A drag-down notification center. Predictive typing. Third-party keyboards. Apple’s been known to liberally borrow from Android, but it was the other way around today when Google announced support for fingerprint readers in the next major release of its mobile operating system.
At its developer conference in San Francisco, Google unveiled Android M, which will be available to the public in the third quarter. With it, people will be able to unlock their screens, confirm app downloads, and authorize in-store purchases using their fingerprints—all capabilities that currently exist in newer iPhones and iPads.
However, unlike Apple, Google is opening up the fingerprint scanner to third-party developers right off the bat—something it’s only able to do because Apple tested the waters.
In 2013, when Apple introduced Touch ID on the iPhone 5S, the company kept the fingerprint sensor on lockdown. It had to first convince people that the technology was secure—that prints were stored locally and impenetrable to hacks. But the novelty of such a sensor created a heightened sense of paranoid, leading people to wonder what would happen if someone lifted and replicated their prints—or even scarier, what would happen if someone chopped off their fingers.

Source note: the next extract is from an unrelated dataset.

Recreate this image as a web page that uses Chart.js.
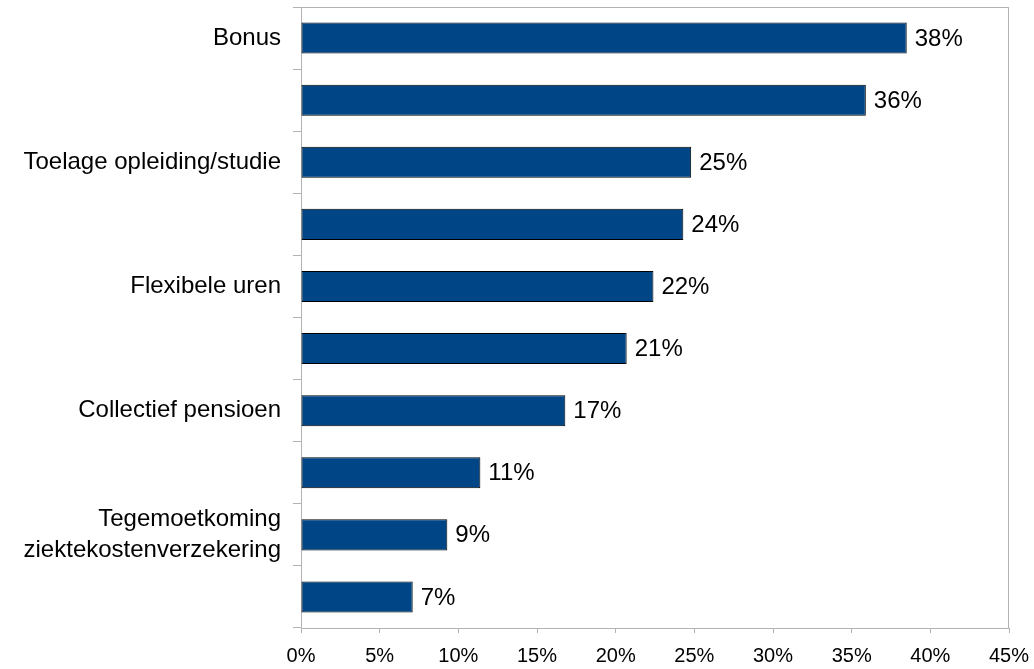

Eventually those concerns dissipated, and the year after, when Apple released iOS 8, it introduced the ability to pay for purchases in store via fingerprint and opened up Touch ID to third-party developers. That meant apps, such as those from banks, no longer required users to type in cumbersome passwords on their phones now that they could securely verify people’s identities another way.
For Apple, the simplicity of Touch ID was critical to Apple Pay’s success—enough to get Samsung, PayPal, and Google scrambling. Google may have been an early player in mobile payments, but one of the reasons why Google Wallet failed, aside from mobile carriers blocking the app from their phones, was that it wasn’t simple to use. There were just too many steps: unlock smartphone, launch app, type in PIN, then tap to pay. Taking a page from Apple’s playbook, Google is now hoping the simplicity and security of a fingerprint can help Android Pay take off.